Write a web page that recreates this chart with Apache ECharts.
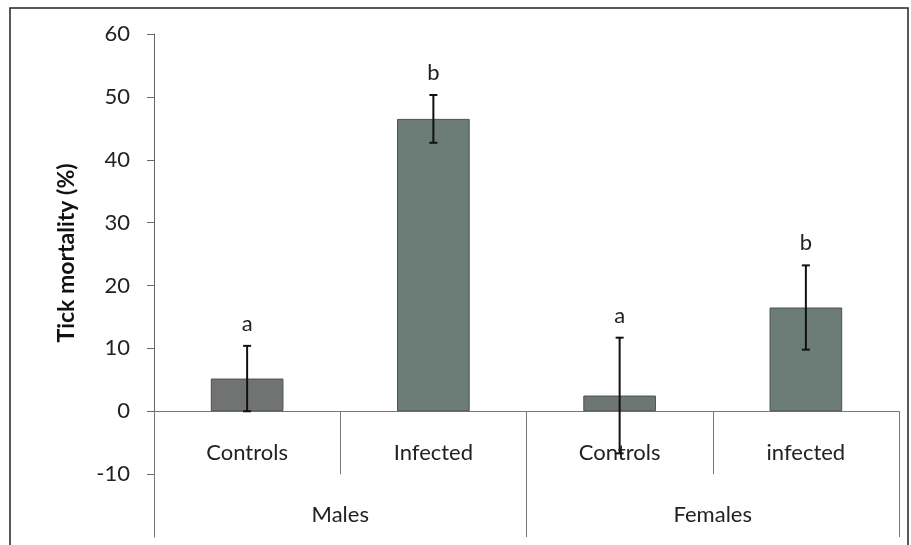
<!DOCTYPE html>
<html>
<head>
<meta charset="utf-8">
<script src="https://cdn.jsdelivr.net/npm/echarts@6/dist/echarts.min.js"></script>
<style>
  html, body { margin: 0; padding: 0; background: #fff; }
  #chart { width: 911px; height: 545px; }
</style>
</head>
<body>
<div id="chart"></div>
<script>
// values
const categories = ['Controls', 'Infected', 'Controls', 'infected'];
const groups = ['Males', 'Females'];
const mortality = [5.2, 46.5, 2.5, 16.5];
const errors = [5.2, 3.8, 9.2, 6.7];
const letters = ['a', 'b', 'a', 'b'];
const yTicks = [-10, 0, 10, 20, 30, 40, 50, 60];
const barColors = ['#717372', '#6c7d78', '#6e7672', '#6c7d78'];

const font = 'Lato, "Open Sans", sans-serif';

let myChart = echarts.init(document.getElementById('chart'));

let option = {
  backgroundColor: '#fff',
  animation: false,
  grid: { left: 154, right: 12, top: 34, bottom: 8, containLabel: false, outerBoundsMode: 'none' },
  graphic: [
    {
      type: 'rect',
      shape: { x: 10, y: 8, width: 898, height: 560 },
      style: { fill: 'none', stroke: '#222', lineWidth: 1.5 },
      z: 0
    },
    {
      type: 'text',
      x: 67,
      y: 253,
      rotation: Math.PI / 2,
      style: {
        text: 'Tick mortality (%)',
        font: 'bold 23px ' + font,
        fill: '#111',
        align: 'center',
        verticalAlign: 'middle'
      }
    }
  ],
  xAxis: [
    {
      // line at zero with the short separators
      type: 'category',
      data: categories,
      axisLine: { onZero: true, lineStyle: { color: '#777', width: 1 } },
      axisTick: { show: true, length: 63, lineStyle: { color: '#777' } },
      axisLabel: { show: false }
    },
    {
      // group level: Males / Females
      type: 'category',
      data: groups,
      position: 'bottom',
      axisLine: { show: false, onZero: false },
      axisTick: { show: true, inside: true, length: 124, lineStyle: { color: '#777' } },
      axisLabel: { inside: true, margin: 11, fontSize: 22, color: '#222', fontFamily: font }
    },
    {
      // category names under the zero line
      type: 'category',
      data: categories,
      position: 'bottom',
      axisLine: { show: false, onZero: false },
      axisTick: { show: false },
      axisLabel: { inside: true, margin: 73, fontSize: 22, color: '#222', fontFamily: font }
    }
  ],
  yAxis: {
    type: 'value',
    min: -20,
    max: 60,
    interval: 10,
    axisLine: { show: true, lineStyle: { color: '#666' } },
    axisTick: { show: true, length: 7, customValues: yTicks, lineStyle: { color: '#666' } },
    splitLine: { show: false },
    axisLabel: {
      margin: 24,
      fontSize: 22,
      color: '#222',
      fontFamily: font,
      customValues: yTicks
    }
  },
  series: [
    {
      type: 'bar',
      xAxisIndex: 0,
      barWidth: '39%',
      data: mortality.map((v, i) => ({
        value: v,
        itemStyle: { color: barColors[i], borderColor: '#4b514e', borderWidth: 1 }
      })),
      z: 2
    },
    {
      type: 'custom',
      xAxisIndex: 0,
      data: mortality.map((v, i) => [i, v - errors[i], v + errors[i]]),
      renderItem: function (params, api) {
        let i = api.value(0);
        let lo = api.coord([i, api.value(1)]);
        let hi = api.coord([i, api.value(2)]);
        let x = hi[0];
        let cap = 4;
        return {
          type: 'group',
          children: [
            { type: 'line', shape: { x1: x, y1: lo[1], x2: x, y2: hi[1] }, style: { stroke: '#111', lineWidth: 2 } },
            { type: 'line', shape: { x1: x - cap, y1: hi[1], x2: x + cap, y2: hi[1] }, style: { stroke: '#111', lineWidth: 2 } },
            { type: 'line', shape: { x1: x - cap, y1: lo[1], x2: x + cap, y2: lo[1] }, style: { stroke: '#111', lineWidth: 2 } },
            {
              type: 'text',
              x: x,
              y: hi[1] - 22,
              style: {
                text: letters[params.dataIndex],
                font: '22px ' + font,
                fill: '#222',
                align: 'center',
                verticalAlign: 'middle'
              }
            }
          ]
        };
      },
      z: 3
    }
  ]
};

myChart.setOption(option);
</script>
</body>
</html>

################

Set down the material above as is, without any pictures.

Write a web page that recreates this chart with Apache ECharts.
<!DOCTYPE html>
<html>
<head>
<meta charset="utf-8">
<script src="https://cdn.jsdelivr.net/npm/echarts@6/dist/echarts.min.js"></script>
<style>
  html, body { margin: 0; padding: 0; background: #fff; }
  #chart { width: 911px; height: 545px; }
</style>
</head>
<body>
<div id="chart"></div>
<script>
// values
const categories = ['Controls', 'Infected', 'Controls', 'infected'];
const groups = ['Males', 'Females'];
const mortality = [5.2, 46.5, 2.5, 16.5];
const errors = [5.2, 3.8, 9.2, 6.7];
const letters = ['a', 'b', 'a', 'b'];
const yTicks = [-10, 0, 10, 20, 30, 40, 50, 60];
const barColors = ['#717372', '#6c7d78', '#6e7672', '#6c7d78'];

const font = 'Lato, "Open Sans", sans-serif';

let myChart = echarts.init(document.getElementById('chart'));

let option = {
  backgroundColor: '#fff',
  animation: false,
  grid: { left: 154, right: 12, top: 34, bottom: 8, containLabel: false, outerBoundsMode: 'none' },
  graphic: [
    {
      type: 'rect',
      shape: { x: 10, y: 8, width: 898, height: 560 },
      style: { fill: 'none', stroke: '#222', lineWidth: 1.5 },
      z: 0
    },
    {
      type: 'text',
      x: 67,
      y: 253,
      rotation: Math.PI / 2,
      style: {
        text: 'Tick mortality (%)',
        font: 'bold 23px ' + font,
        fill: '#111',
        align: 'center',
        verticalAlign: 'middle'
      }
    }
  ],
  xAxis: [
    {
      // line at zero with the short separators
      type: 'category',
      data: categories,
      axisLine: { onZero: true, lineStyle: { color: '#777', width: 1 } },
      axisTick: { show: true, length: 63, lineStyle: { color: '#777' } },
      axisLabel: { show: false }
    },
    {
      // group level: Males / Females
      type: 'category',
      data: groups,
      position: 'bottom',
      axisLine: { show: false, onZero: false },
      axisTick: { show: true, inside: true, length: 124, lineStyle: { color: '#777' } },
      axisLabel: { inside: true, margin: 11, fontSize: 22, color: '#222', fontFamily: font }
    },
    {
      // category names under the zero line
      type: 'category',
      data: categories,
      position: 'bottom',
      axisLine: { show: false, onZero: false },
      axisTick: { show: false },
      axisLabel: { inside: true, margin: 73, fontSize: 22, color: '#222', fontFamily: font }
    }
  ],
  yAxis: {
    type: 'value',
    min: -20,
    max: 60,
    interval: 10,
    axisLine: { show: true, lineStyle: { color: '#666' } },
    axisTick: { show: true, length: 7, customValues: yTicks, lineStyle: { color: '#666' } },
    splitLine: { show: false },
    axisLabel: {
      margin: 24,
      fontSize: 22,
      color: '#222',
      fontFamily: font,
      customValues: yTicks
    }
  },
  series: [
    {
      type: 'bar',
      xAxisIndex: 0,
      barWidth: '39%',
      data: mortality.map((v, i) => ({
        value: v,
        itemStyle: { color: barColors[i], borderColor: '#4b514e', borderWidth: 1 }
      })),
      z: 2
    },
    {
      type: 'custom',
      xAxisIndex: 0,
      data: mortality.map((v, i) => [i, v - errors[i], v + errors[i]]),
      renderItem: function (params, api) {
        let i = api.value(0);
        let lo = api.coord([i, api.value(1)]);
        let hi = api.coord([i, api.value(2)]);
        let x = hi[0];
        let cap = 4;
        return {
          type: 'group',
          children: [
            { type: 'line', shape: { x1: x, y1: lo[1], x2: x, y2: hi[1] }, style: { stroke: '#111', lineWidth: 2 } },
            { type: 'line', shape: { x1: x - cap, y1: hi[1], x2: x + cap, y2: hi[1] }, style: { stroke: '#111', lineWidth: 2 } },
            { type: 'line', shape: { x1: x - cap, y1: lo[1], x2: x + cap, y2: lo[1] }, style: { stroke: '#111', lineWidth: 2 } },
            {
              type: 'text',
              x: x,
              y: hi[1] - 22,
              style: {
                text: letters[params.dataIndex],
                font: '22px ' + font,
                fill: '#222',
                align: 'center',
                verticalAlign: 'middle'
              }
            }
          ]
        };
      },
      z: 3
    }
  ]
};

myChart.setOption(option);
</script>
</body>
</html>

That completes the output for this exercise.